Multitasking is a combination of two or more activities from the ones we outlined above. Even if you tend to engage in simple individual tasks, you will need to be able to jump back and forth between programs without experiencing much trouble.
The needed flexibility is a luxury that you can afford only on systems running at least 8GB of RAM. If you plan to go beyond the fundamental limits of doing many things simultaneously, then 16GB should be your priority.
Other things to note before choosing a RAM stick:
- RAM sticks are not equal in terms of their attributes or abilities. The size of a RAM is just one variable you have had to worry about before now. There are others things like the speed of the RAM, and this is also a valuable property.
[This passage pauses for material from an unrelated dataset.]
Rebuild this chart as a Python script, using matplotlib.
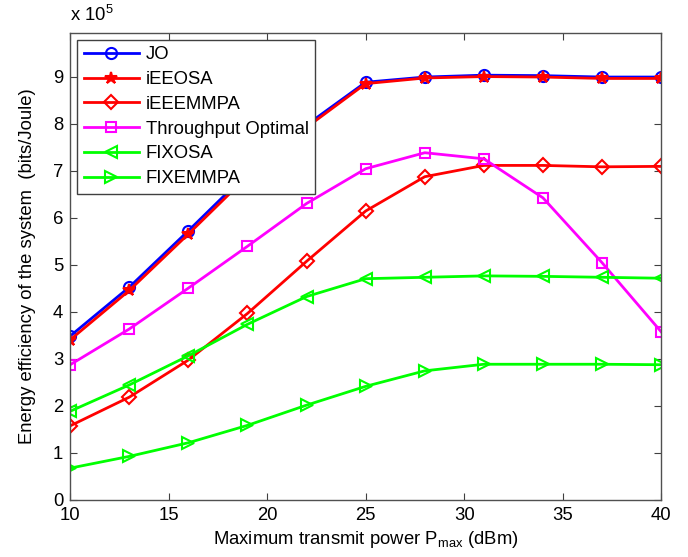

The maximum bandwidth obtainable from a RAM is very dependent on the frequency of that RAM.
- By frequency, we meant the rate of data transfer. If you want your system to be capable of moving data back and forth swiftly at once, then you need to look out for a RAM with a high frequency.
- Latency is defined in terms of how fast your RAM realizes it needs to act when your processor calls on it. As the frequency of a RAM increases, we can observe increases in some forms of latency like Column Access Strobes (CAS) latency while the value for others like True latency more or less remains the same.
Most firms that produce RAM have achieved significant improvements in all the stated capabilities with high-speed DDR4 RAM modules in place of the older DDR3 RAM sticks, which tend to have roughly half the speed of their newer counterparts. You must check out the latest RAM modules with high frequencies if you plan on doing any high-performance or incredibly demanding task on your PC.